I have to admit, I catch myself being the blond mom at times. And, moms, if we are all honest, we all are the blond mom at times. Judging another mother because the way we do things is "better". I won the breastfeeding battle this time around ( a fight that formula won with the boys after a month struggle of nursing strike and sleep deprivation), and I catch myself feeling a bit of pride when I see moms mixing their formula. I quickly have to slap myself on the wrist. Why do we feel this need to one-up each other. Try hard as you may, conversations between moms always revolve around the way that they do things and how well their kids are doing. What they feed their child, how they get them to sleep, what activities they do with them- I feel this unbelievable pressure to impress. Being competitive is in my blood (as anyone who knows my dad's side of the family knows!) but I hate this aspect of motherhood.

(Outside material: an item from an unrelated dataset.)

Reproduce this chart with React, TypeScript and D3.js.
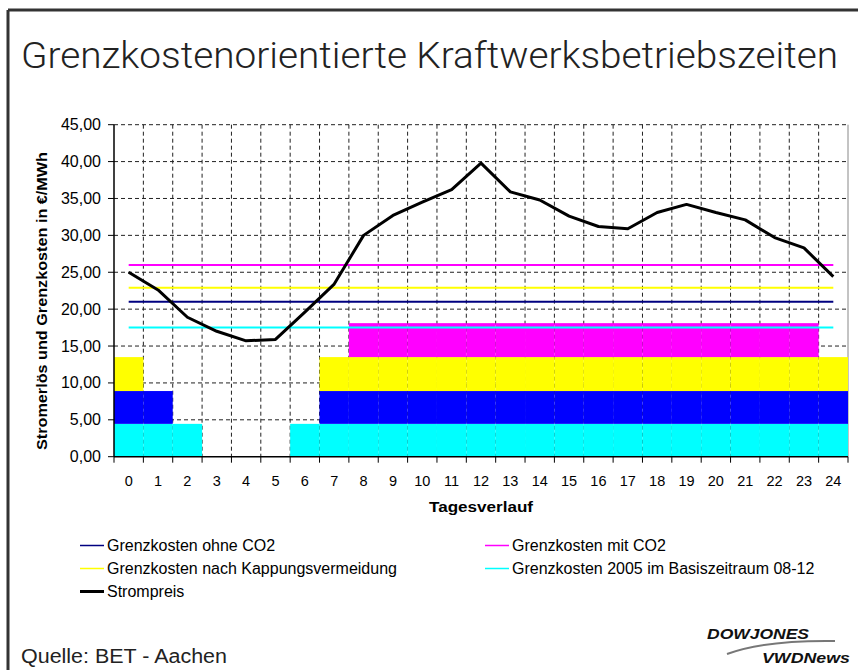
import React from "react";
import * as d3 from "d3";

// Tagesstunden
const hours = [0, 1, 2, 3, 4, 5, 6, 7, 8, 9, 10, 11, 12, 13, 14, 15, 16, 17, 18, 19, 20, 21, 22, 23, 24];

// Strompreis in €/MWh
const strompreis = [25.0, 22.6, 18.9, 17.0, 15.7, 15.9, 19.6, 23.4, 30.0, 32.7, 34.5, 36.2, 39.8, 35.9, 34.8, 32.6, 31.2, 30.9, 33.1, 34.2, 33.1, 32.1, 29.7, 28.3, 24.4];

// Grenzkosten (konstante Niveaus)
const grenzOhneCO2 = 21.0;
const grenzMitCO2 = 26.0;
const grenzKappung = 22.9;
const grenz2005 = 17.5;

// Betriebszeiten als gestapelte Säulen
const barCyan = [4.45, 4.45, 4.45, 0, 0, 0, 4.45, 4.45, 4.45, 4.45, 4.45, 4.45, 4.45, 4.45, 4.45, 4.45, 4.45, 4.45, 4.45, 4.45, 4.45, 4.45, 4.45, 4.45, 4.45];
const barBlue = [4.45, 4.45, 0, 0, 0, 0, 0, 4.45, 4.45, 4.45, 4.45, 4.45, 4.45, 4.45, 4.45, 4.45, 4.45, 4.45, 4.45, 4.45, 4.45, 4.45, 4.45, 4.45, 4.45];
const barYellow = [4.6, 0, 0, 0, 0, 0, 0, 4.6, 4.6, 4.6, 4.6, 4.6, 4.6, 4.6, 4.6, 4.6, 4.6, 4.6, 4.6, 4.6, 4.6, 4.6, 4.6, 4.6, 4.6];
const barMagenta = [0, 0, 0, 0, 0, 0, 0, 0, 4.6, 4.6, 4.6, 4.6, 4.6, 4.6, 4.6, 4.6, 4.6, 4.6, 4.6, 4.6, 4.6, 4.6, 4.6, 4.6, 0];

const yTicks = [0, 5, 10, 15, 20, 25, 30, 35, 40, 45];

const legendItems = [
  { label: "Grenzkosten ohne CO2", color: "#000080", width: 1.5, col: 0, row: 0 },
  { label: "Grenzkosten mit CO2", color: "#ff00ff", width: 1.5, col: 1, row: 0 },
  { label: "Grenzkosten nach Kappungsvermeidung", color: "#ffff00", width: 1.5, col: 0, row: 1 },
  { label: "Grenzkosten 2005 im Basiszeitraum 08-12", color: "#00ffff", width: 1.5, col: 1, row: 1 },
  { label: "Strompreis", color: "#000000", width: 3, col: 0, row: 2 },
];

const W = 858;
const H = 670;
const left = 114, right = 848, top = 124.7, bottom = 456.7;
const font = "'Liberation Sans', Arial, sans-serif";
const lightFont = "Roboto, 'Liberation Sans', sans-serif";

const App = () => {
  const x = d3.scaleBand<number>().domain(hours).range([left, right]).padding(0);
  const bw = x.bandwidth();
  const cx = (h: number) => (x(h) as number) + bw / 2;
  const y = d3.scaleLinear().domain([0, 45]).range([bottom, top]);
  const fmt = (v: number) => d3.format(".2f")(v).replace(".", ",");

  const rows = hours.map((h, i) => ({ hour: h, cyan: barCyan[i], blue: barBlue[i], yellow: barYellow[i], magenta: barMagenta[i] }));
  const keys = ["cyan", "blue", "yellow", "magenta"];
  const barColors: Record<string, string> = { cyan: "#00ffff", blue: "#0000ff", yellow: "#ffff00", magenta: "#ff00ff" };
  const stacked = d3.stack<any>().keys(keys)(rows);

  const priceLine = d3.line<number>().x((d, i) => cx(hours[i])).y((d) => y(d));
  const levelLine = (v: number) => d3.line<number>().x((d) => cx(d)).y(() => y(v))([hours[0], hours[hours.length - 1]]) || "";

  const levels = [
    { v: grenz2005, color: "#00ffff" },
    { v: grenzOhneCO2, color: "#000080" },
    { v: grenzKappung, color: "#ffff00" },
    { v: grenzMitCO2, color: "#ff00ff" },
  ];

  const boundaries = hours.map((h) => x(h) as number).concat([right]);

  return (
    <svg width={W} height={H} style={{ position: "absolute", left: 0, top: 0, background: "#fff" }} fontFamily={font}>
      <rect x={0} y={0} width={W} height={H} fill="#fff" />
      {/* Rahmen */}
      <line x1={8} y1={10} x2={W} y2={10} stroke="#333" strokeWidth={3} />
      <line x1={8} y1={10} x2={8} y2={H} stroke="#333" strokeWidth={3} />

      <text x={21} y={68} fontSize={36} fontWeight={300} fill="#222" fontFamily={lightFont}
        textLength={817} lengthAdjust="spacingAndGlyphs">Grenzkostenorientierte Kraftwerksbetriebszeiten</text>

      {/* Gitter */}
      {yTicks.filter((t) => t > 0).map((t) => (
        <line key={"gy" + t} x1={left} x2={right} y1={y(t)} y2={y(t)} stroke="#222" strokeWidth={1} strokeDasharray="4,3" />
      ))}
      {boundaries.slice(1, -1).map((bx, i) => (
        <line key={"gx" + i} x1={bx} x2={bx} y1={top} y2={bottom} stroke="#222" strokeWidth={1} strokeDasharray="4,3" />
      ))}
      <line x1={right} x2={right} y1={top} y2={bottom} stroke="#888" strokeWidth={1} />

      {/* Säulen */}
      {stacked.map((s) => (
        <g key={s.key} fill={barColors[s.key]}>
          {s.map((d, i) => d[1] - d[0] > 0 ? (
            <rect key={i} x={x(hours[i])} width={bw} y={y(d[1])} height={y(d[0]) - y(d[1])} />
          ) : null)}
        </g>
      ))}

      {/* Grenzkosten-Linien */}
      {levels.map((l) => (
        <path key={l.color} d={levelLine(l.v)} stroke={l.color} strokeWidth={2} fill="none" />
      ))}

      <path d={priceLine(strompreis) || ""} stroke="#000" strokeWidth={3} fill="none" strokeLinejoin="round" />

      {/* Achsen */}
      <line x1={left} x2={left} y1={top} y2={bottom} stroke="#000" strokeWidth={1.5} />
      <line x1={left} x2={right} y1={bottom} y2={bottom} stroke="#000" strokeWidth={1.5} />
      {yTicks.map((t) => (
        <g key={"yt" + t}>
          <line x1={left - 6} x2={left} y1={y(t)} y2={y(t)} stroke="#000" strokeWidth={1} />
          <text x={101} y={y(t) + 5.5} fontSize={16} textAnchor="end" fill="#000">{fmt(t)}</text>
        </g>
      ))}
      {boundaries.map((bx, i) => (
        <line key={"xt" + i} x1={bx} x2={bx} y1={bottom} y2={bottom + 6} stroke="#000" strokeWidth={1} />
      ))}
      {hours.map((h) => (
        <text key={"xl" + h} x={cx(h)} y={486} fontSize={14.5} textAnchor="middle" fill="#000">{h}</text>
      ))}
      <text x={481} y={512} fontSize={14.5} fontWeight="bold" textAnchor="middle" fill="#000"
        textLength={104} lengthAdjust="spacingAndGlyphs">Tagesverlauf</text>
      <text transform={`translate(47,301) rotate(-90)`} fontSize={15} fontWeight="bold" textAnchor="middle" fill="#000"
        textLength={298} lengthAdjust="spacingAndGlyphs">Stromerlös und Grenzkosten in €/MWh</text>

      {/* Legende */}
      {legendItems.map((it) => {
        const lx = it.col === 0 ? 80 : 485;
        const ly = 545.5 + it.row * 23;
        return (
          <g key={it.label}>
            <line x1={lx} x2={lx + 24} y1={ly} y2={ly} stroke={it.color} strokeWidth={it.width} />
            <text x={lx + 27} y={ly + 5.5} fontSize={16} fill="#000">{it.label}</text>
          </g>
        );
      })}

      <text x={21} y={663} fontSize={20} fill="#222"
        textLength={206} lengthAdjust="spacingAndGlyphs">Quelle: BET - Aachen</text>

      {/* Logo */}
      <text x={707} y={639} fontSize={15} fontWeight="bold" fontStyle="italic" fill="#111" textLength={102} lengthAdjust="spacingAndGlyphs">DOWJONES</text>
      <path d="M727,654 Q765,640 835,641" stroke="#777" strokeWidth={2} fill="none" />
      <text x={762} y={663} fontSize={15} fontWeight="bold" fontStyle="italic" fill="#111" textLength={88} lengthAdjust="spacingAndGlyphs">VWDNews</text>
    </svg>
  );
};

export default App;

So here is me, showing my dark side. I am not a perfect mom. My house is usually in disarray up until we have people over ( sometimes not even then!) My boys watch TV and movies all the time, yes all the time, probably 2 to 4 movies a day. We spend more time wrestling then doing any kind of educational play and they rarely ever eat organic based food, frankly, we just cant afford it. Fiona spends a lot of the day in her swing, were she is contently sleeping. She absolutely hates to breastfeed, she fights me every time I try, so I mostly pump. And the reason I am so adamant about breast milk with her is because we spent a small fortune already on formula with the boys who had formula from the day they were born, and solely formula after one month of age. My boys drink juice daily and they eat foods with red dye such as fruit snacks. For those of you who are reading this and are completely confused why I mentioning these things- these are things mothers judge other mothers for doing with their children. I could give you all the reasons why I do the things I do and defend all my actions, but that would just be playing into the game.

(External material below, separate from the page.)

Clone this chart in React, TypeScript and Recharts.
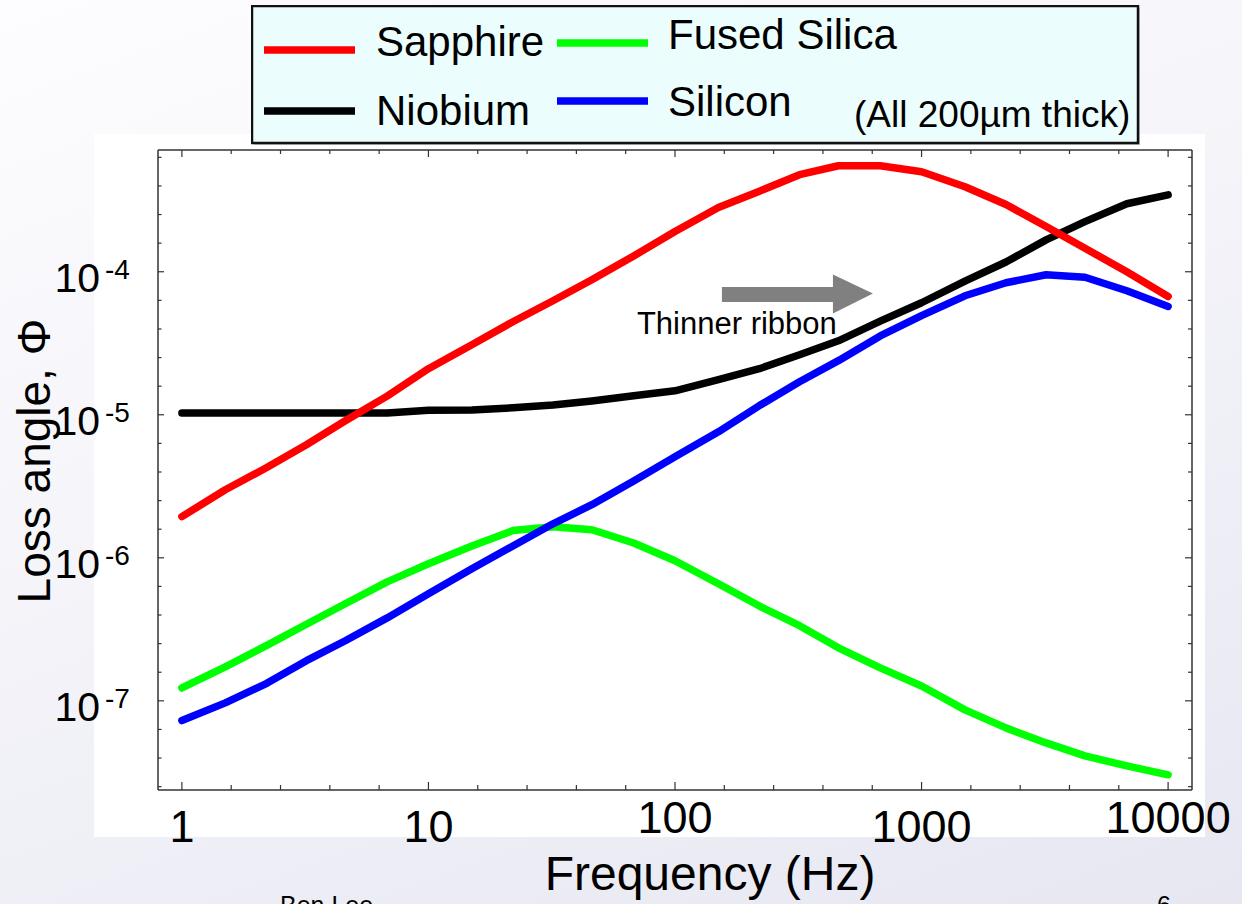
import { LineChart, Line, XAxis, YAxis, Legend, ReferenceDot } from 'recharts';

// frequency grid (Hz) and loss angle per material
const freqs = [1, 1.5, 2.2, 3.2, 4.6, 6.8, 10, 15, 22, 32, 46, 68, 100, 150, 220, 320, 460, 680, 1000, 1500, 2200, 3200, 4600, 6800, 10000];

const sapphire = [1.94e-6, 2.99e-6, 4.26e-6, 6.17e-6, 9.08e-6, 1.35e-5, 2.1e-5, 3.09e-5, 4.47e-5, 6.27e-5, 8.79e-5, 1.29e-4, 1.91e-4, 2.81e-4, 3.66e-4, 4.77e-4, 5.51e-4, 5.51e-4, 5.0e-4, 3.93e-4, 2.95e-4, 2.07e-4, 1.46e-4, 1.0e-4, 6.72e-5];
const niobium = [1.03e-5, 1.03e-5, 1.03e-5, 1.03e-5, 1.03e-5, 1.03e-5, 1.075e-5, 1.08e-5, 1.12e-5, 1.17e-5, 1.25e-5, 1.36e-5, 1.47e-5, 1.76e-5, 2.1e-5, 2.63e-5, 3.29e-5, 4.51e-5, 6.07e-5, 8.59e-5, 1.17e-4, 1.67e-4, 2.24e-4, 2.99e-4, 3.45e-4];
const fusedSilica = [1.23e-7, 1.73e-7, 2.43e-7, 3.43e-7, 4.77e-7, 6.79e-7, 9.08e-7, 1.21e-6, 1.55e-6, 1.65e-6, 1.57e-6, 1.27e-6, 9.53e-7, 6.58e-7, 4.6e-7, 3.35e-7, 2.35e-7, 1.7e-7, 1.27e-7, 8.65e-8, 6.47e-8, 5.08e-8, 4.12e-8, 3.51e-8, 3.04e-8];
const silicon = [7.28e-8, 9.68e-8, 1.32e-7, 1.91e-7, 2.63e-7, 3.8e-7, 5.6e-7, 8.38e-7, 1.21e-6, 1.73e-6, 2.35e-6, 3.45e-6, 5.08e-6, 7.6e-6, 1.16e-5, 1.7e-5, 2.39e-5, 3.56e-5, 4.93e-5, 6.79e-5, 8.38e-5, 9.53e-5, 9.15e-5, 7.36e-5, 5.72e-5];

const xMajorTicks = [1, 10, 100, 1000, 10000];
const xTickLabels = ['1', '10', '100', '1000', '10000'];
const yMajorTicks = [1e-7, 1e-6, 1e-5, 1e-4];
const yTickExponents = ['-7', '-6', '-5', '-4'];

const xDomain = [0.8, 12500];
const yDomain = [2.38e-8, 7.1e-4];

// minor ticks every 0.2 decade
const xTicks = Array.from({ length: 21 }, (_, i) => Math.pow(10, i * 0.2));
const yTicks = Array.from({ length: 23 }, (_, i) => Math.pow(10, -7.6 + i * 0.2));

const data = freqs.map((f, i) => ({
  f,
  sapphire: sapphire[i],
  niobium: niobium[i],
  fusedSilica: fusedSilica[i],
  silicon: silicon[i],
}));

const FONT = 'Liberation Sans, Arial, Helvetica, sans-serif';
const AXIS = '#333';
const xLabelDy = [0, 0, -9, 0, -9];

const isMajor = (v: number) => {
  const l = Math.log10(v);
  return Math.abs(l - Math.round(l)) < 1e-6;
};
const findIdx = (arr: number[], v: number) =>
  arr.findIndex((m) => Math.abs(Math.log10(m) - Math.log10(v)) < 1e-6);

const BottomTick = ({ x, y, payload }: any) => {
  const major = isMajor(payload.value);
  const i = findIdx(xMajorTicks, payload.value);
  return (
    <g>
      <line x1={x} x2={x} y1={y} y2={y - (major ? 8 : 5)} stroke={AXIS} strokeWidth={1.2} />
      {i >= 0 && (
        <text x={x} y={y + 52 + xLabelDy[i]} textAnchor="middle" fontSize={45} fontFamily={FONT} fill="#000">
          {xTickLabels[i]}
        </text>
      )}
    </g>
  );
};

const TopTick = ({ x, y, payload }: any) => (
  <line x1={x} x2={x} y1={y} y2={y + (isMajor(payload.value) ? 7 : 4)} stroke={AXIS} strokeWidth={1.2} />
);

const LeftTick = ({ x, y, payload }: any) => {
  const i = findIdx(yMajorTicks, payload.value);
  return (
    <g>
      <line x1={x} x2={x + (i >= 0 ? 6 : 3.5)} y1={y} y2={y} stroke={AXIS} strokeWidth={1.2} />
      {i >= 0 && (
        <g fontFamily={FONT} fill="#000">
          <text x={x - 58} y={y + 20} textAnchor="end" fontSize={41}>10</text>
          <text x={x - 53} y={y + 7} fontSize={28}>{yTickExponents[i]}</text>
        </g>
      )}
    </g>
  );
};

const RightTick = ({ x, y, payload }: any) => (
  <line x1={x} x2={x - (isMajor(payload.value) ? 7 : 4)} y1={y} y2={y} stroke={AXIS} strokeWidth={1.2} />
);

const legendSlots: Record<string, { lx: number; ly: number; tx: number; ty: number }> = {
  Sapphire: { lx: 13, ly: 45, tx: 125, ty: 51 },
  Niobium: { lx: 13, ly: 106, tx: 125, ty: 120 },
  'Fused Silica': { lx: 306, ly: 38, tx: 417, ty: 44 },
  Silicon: { lx: 306, ly: 96, tx: 417, ty: 111 },
};

const renderLegend = ({ payload }: any) => (
  <svg width={894} height={144} style={{ display: 'block' }}>
    <rect x={3} y={3} width={886} height={137} fill="#c4c4cc" />
    <rect x={1} y={1} width={886} height={137} fill="#ecfdfd" stroke="#111" strokeWidth={2.5} />
    {(payload || []).map((p: any) => {
      const s = legendSlots[p.value];
      if (!s) return null;
      return (
        <g key={p.value}>
          <line x1={s.lx} x2={s.lx + 91} y1={s.ly} y2={s.ly} stroke={p.color} strokeWidth={7.5} />
          <text x={s.tx} y={s.ty} fontSize={42} fontFamily={FONT} fill="#000">{p.value}</text>
        </g>
      );
    })}
    <text x={603} y={122} fontSize={37} fontFamily={FONT} fill="#000">(All 200µm thick)</text>
  </svg>
);

const xTitle = ({ viewBox }: any) => (
  <text x={viewBox.x + viewBox.width / 2 + 35} y={viewBox.y + 100} textAnchor="middle" fontSize={48} fontFamily={FONT} fill="#000">
    Frequency (Hz)
  </text>
);

const yTitle = ({ viewBox }: any) => {
  const cx = viewBox.x - 48;
  const cy = viewBox.y + viewBox.height / 2 - 9;
  return (
    <text x={cx} y={cy} transform={`rotate(-90, ${cx}, ${cy})`} textAnchor="middle" fontSize={46} fontFamily={FONT} fill="#000">
      Loss angle, Φ
    </text>
  );
};

const arrowShape = ({ cx, cy }: any) => (
  <g>
    <polygon
      points={`${cx},${cy - 7.5} ${cx + 111},${cy - 7.5} ${cx + 111},${cy - 20} ${cx + 151},${cy - 1} ${cx + 111},${cy + 19} ${cx + 111},${cy + 7.5} ${cx},${cy + 7.5}`}
      fill="#808080"
    />
    <text x={cx - 85} y={cy + 40} fontSize={31} fontFamily={FONT} fill="#000">Thinner ribbon</text>
  </g>
);

const lineProps = {
  type: 'linear' as const,
  dot: false,
  strokeWidth: 7.5,
  strokeLinecap: 'round' as const,
  strokeLinejoin: 'round' as const,
  isAnimationActive: false,
};

export default function App() {
  return (
    <div
      style={{
        position: 'absolute',
        left: 0,
        top: 0,
        width: 1242,
        height: 904,
        overflow: 'hidden',
        background: 'linear-gradient(160deg, #fdfdff 0%, #f5f5fa 40%, #e7e7f2 100%)',
        fontFamily: FONT,
      }}
    >
      <div style={{ position: 'absolute', left: 94, top: 134, width: 1111, height: 703, background: '#fff' }} />
      <div style={{ position: 'absolute', left: 0, top: 0 }}>
        <LineChart width={1242} height={904} data={data} margin={{ top: 140, right: 40, bottom: 84, left: 98 }}>
          <XAxis
            dataKey="f"
            type="number"
            scale="log"
            domain={xDomain}
            allowDataOverflow
            ticks={xTicks}
            interval={0}
            tickSize={0}
            tickMargin={0}
            tickLine={false}
            tick={BottomTick}
            height={30}
            axisLine={{ stroke: AXIS, strokeWidth: 1.5 }}
            label={xTitle}
          />
          <XAxis
            xAxisId="top"
            orientation="top"
            dataKey="f"
            type="number"
            scale="log"
            domain={xDomain}
            allowDataOverflow
            ticks={xTicks}
            interval={0}
            tickSize={0}
            tickMargin={0}
            tickLine={false}
            tick={TopTick}
            height={10}
            axisLine={{ stroke: AXIS, strokeWidth: 1.5 }}
          />
          <YAxis
            type="number"
            scale="log"
            domain={yDomain}
            allowDataOverflow
            ticks={yTicks}
            interval={0}
            tickSize={0}
            tickMargin={0}
            tickLine={false}
            tick={LeftTick}
            width={60}
            axisLine={{ stroke: AXIS, strokeWidth: 1.5 }}
            label={yTitle}
          />
          <YAxis
            yAxisId="right"
            orientation="right"
            type="number"
            scale="log"
            domain={yDomain}
            allowDataOverflow
            ticks={yTicks}
            interval={0}
            tickSize={0}
            tickMargin={0}
            tickLine={false}
            tick={RightTick}
            width={10}
            axisLine={{ stroke: AXIS, strokeWidth: 1.5 }}
          />
          <Legend
            verticalAlign="middle"
            align="center"
            layout="horizontal"
            wrapperStyle={{ left: 251, top: 5, width: 894, height: 144 }}
            content={renderLegend}
          />
          <Line {...lineProps} dataKey="niobium" name="Niobium" stroke="#000000" />
          <Line {...lineProps} dataKey="fusedSilica" name="Fused Silica" stroke="#00ff00" />
          <Line {...lineProps} dataKey="silicon" name="Silicon" stroke="#0000ff" />
          <Line {...lineProps} dataKey="sapphire" name="Sapphire" stroke="#ff0000" />
          <ReferenceDot x={155} y={6.94e-5} r={0} shape={arrowShape} />
        </LineChart>
      </div>
      <svg width={1242} height={904} style={{ position: 'absolute', left: 0, top: 0, pointerEvents: 'none' }}>
        <text x={280} y={914} fontSize={25} fontFamily={FONT} fill="#000">Ben Lee</text>
        <text x={1157} y={914} fontSize={25} fontFamily={FONT} fill="#000">6</text>
      </svg>
    </div>
  );
}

We all love our children and, like I tell my kids every day, we all think our own kids are "the cutest kids in the whole world!" And the way we do things is always going to be the best way for us. That's why we do them. We can argue till we are blue in the face about what indeed is best for our kids well being, but as long as they are loved and alive, I truly think we are all doing just fine. So, although I know we wont ever completely be able to stop judging each other, because its in our nature, I hope that we can stop using our kids in this sad game of one-up.
This blog was solely brought on because of this video, not because of any personal confrontations :)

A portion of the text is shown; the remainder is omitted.